Appelant les rebelles à un cessez-le-feu, M. Sharif a annoncé la formation d'un comité destiné à enclencher enfin le dialogue de paix qu'il cherche à établir avec le TTP depuis son retour au pouvoir en mai dernier.

Ces déclarations n'ont pas apaisé dans l'immédiat le flot de critiques qui se sont abattues ces dernières semaines sur son gouvernement, accusé de manquer de fermeté tandis qu'au moins 114 personnes ont été tuées dans des attentats depuis le début de l'année (décompte de l'AFP).

Quelques heures plus tôt, trois attentats à la bombe revendiqués par le TTP et visant des membres des forces de sécurité ont fait au moins quatre morts à Karachi, la mégalopole du sud, selon les autorités locales.

Dans son discours devant le Parlement, M. Sharif a d'abord rendu un vibrant hommage aux victimes du terrorisme dans le pays. "Des citoyens lambda sont visés, nos enfants innocents meurent" et "la société vit dans la peur", a-t-il souligné.

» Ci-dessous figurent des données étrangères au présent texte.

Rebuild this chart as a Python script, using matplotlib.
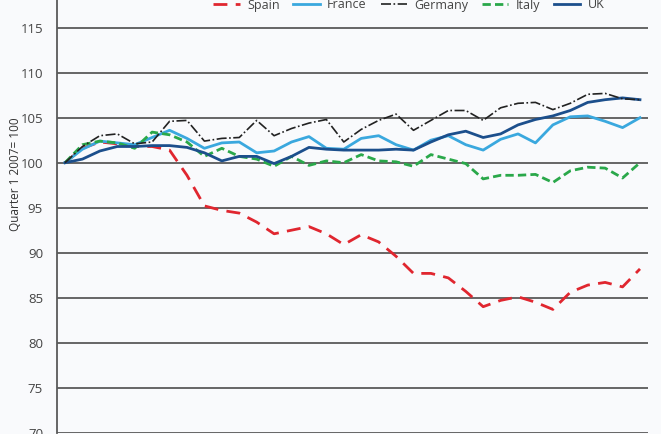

Dénonçant le rejet par les talibans de sa première offre de dialogue, il les a également accusés de travestir les enseignements de l'islam, avant d'ajouter: "Notre existence même est menacée. Nous ne pouvons pas rendre la nation et le pays otages des rebelles".

"Je sais qu'aujourd'hui, si l'Etat veut éliminer les terroristes par la force, la nation entière le soutiendra. Mais comme la proposition de dialogue a également été émise par l'autre partie, nous voulons donner une autre chance à une solution de paix", a-t-il poursuivi.

"Nous attendons une assurance de la part des talibans qu'ils ne commettront aucune violence qui pourraient saboter les négociations", a expliqué à l'AFP Irfan Siddiqui, un membre du comité de quatre personnes chargé par M. Sharif de faciliter les négociations.

"Nous sommes prêts à de vraies négociations à condition que le gouvernement soit sincère dans le but recherché ", a aussitôt réagi auprès de l'AFP le porte-parole du TTP, Shahidullah Shahid, ajoutant que le conseil central du mouvement était en réunion pour étudier la déclaration de M. Sharif.

Nawaz Sharif prône le dialogue avec le TTP pour mettre fin à ses attaques qui ont tué près de 7.000 personnes dans le pays depuis 2007. Mais rares sont ceux qui estiment un accord possible au vu des demandes actuelles du TTP.

Ce dernier a jusqu'ici souligné qu'il n'accepterait de discuter que si l'armée libère ses prisonniers et se retire de ses bastions des zones tribales du nord-ouest, et si les Etats-Unis cessent leurs tirs de drones qui y visent et tuent régulièrement ses combattants et ses alliés d'Al-Qaïda.

Or peu d'observateurs jugent qu'Islamabad et Washington seraient prêts à accepter ces conditions, de surcroît à l'entame d'une année qui s'annonce cruciale (élection présidentielle, retrait de la grande majorité de la force de l'Otan) pour la stabilité de l'Afghanistan voisin des zones tribales.

Autre membre du comité de négociation nommé par M. Sharif, l'ancien diplomate Rustam Shah Mohmand, a, quant à lui, déclaré à l'AFP qu'"Il est difficile d'être optimiste quant à la réussite (du processus) au vu de la très forte méfiance actuelle entre les deux parties".

Après les derniers attentats du TTP, les médias libéraux et l'opposition menée par Bilawal Bhutto Zardari, fils de l'ancien Premier ministre assassinée Benazir Bhutto, avaient appelé ces derniers jours le gouvernement à lancer enfin une grande offensive militaire pour neutraliser le TTP, notamment dans son fief principal du Waziristan du Nord.

Washington pousse depuis des années Islamabad à lancer une telle opération dans cette zone tribale qui est également le principal refuge d'Al-Qaïda dans la région, ainsi qu'une important base arrière des talibans afghans qui combattent Kaboul et l'Otan de l'autre côté de la frontière.

Mais le Pakistan s'est jusqu'ici gardé de se lancer une offensive qui pourrait provoquer des attentats encore plus sanglants du TTP chez lui, mais aussi déstabiliser des talibans afghans à qui il est historiquement lié, même si ces liens sont décrits comme fluctuants en fonction des intérêts de chacun.